True, the New Testament records that Jesus performed a lot of miracles, either directly or through his apostles. Miracles helped to give credibility to Jesus’ message and helped to demonstrate that he was indeed the Son of God. Miracles also gave credibility to the apostles’ preaching.
Yet miracles were not the end-all of Jesus’ mission. In fact, he tended to give more priority to his preaching than to his miracles. “Let us go on to the nearby villages that I may preach there also. For this purpose have I come” (Mark 1:38).
Presumably, Jesus could have spent all his time performing miraculous cures. But he didn’t. It is not that he was indifferent to people’s physical suffering. Rather, he was more interested in healing their souls, in bringing them to repentance.

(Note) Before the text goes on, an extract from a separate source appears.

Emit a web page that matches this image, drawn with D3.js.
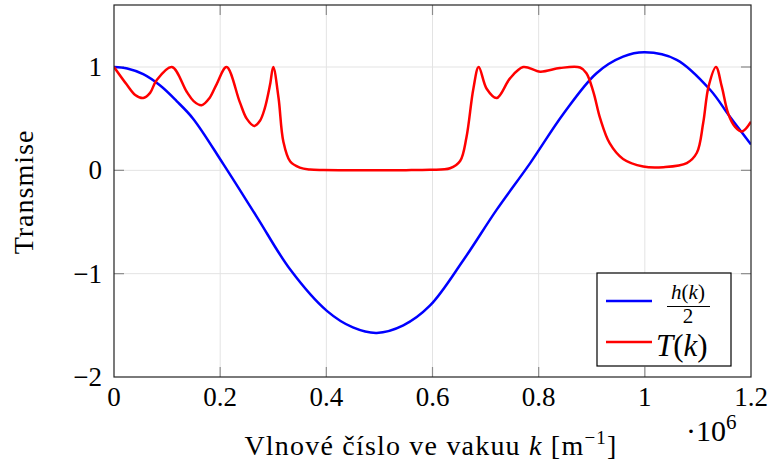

Still, miracles seemed to have a more prominent place in the early Church. As time went on, it seemed that God relied on more-normal signs of his grace to accompany his Church. These included the numerous works of charity done by and within Christian communities and the witness of Christian marriages and families.
Of course, miracles are not a thing of the past. There are still miracles today. The Church canonizes saints, in part, on the basis of miracles done in their name. This does not imply that there are not other miracles in the world. Many of us have heard of seemingly miraculous cures, such as among cancer patients who enjoy an inexplicable recovery. True, the Church might never verify officially that these cures are miracles. Yet, our intellects can draw faith-filled conclusions when presented with powerful evidence.
It is good to remember that the best cures are spiritual. “Miracles” of grace can bring people back to the sacrament of confession after a lapse of decades. That kind of healing has consequences that can last longer than any physical cure. (For further reading, you might consider the “Amazing Grace” books series published by Ascension Press. The books compile real-life experiences of normal people in today’s world who had remarkable, “miraculous” encounters with God’s grace.)
In answer to your last observation, I’d say that God has already given priests the gift of being able to bring the best healing to souls, through the sacraments. God has been known to give special powers of healing to some priests and laypeople. In any case, the Almighty is not indifferent to our suffering. Often he wants us to simply embrace it and offer it back to him for the sake of souls and for his glory. I hope this helps. Rest assured of my prayers.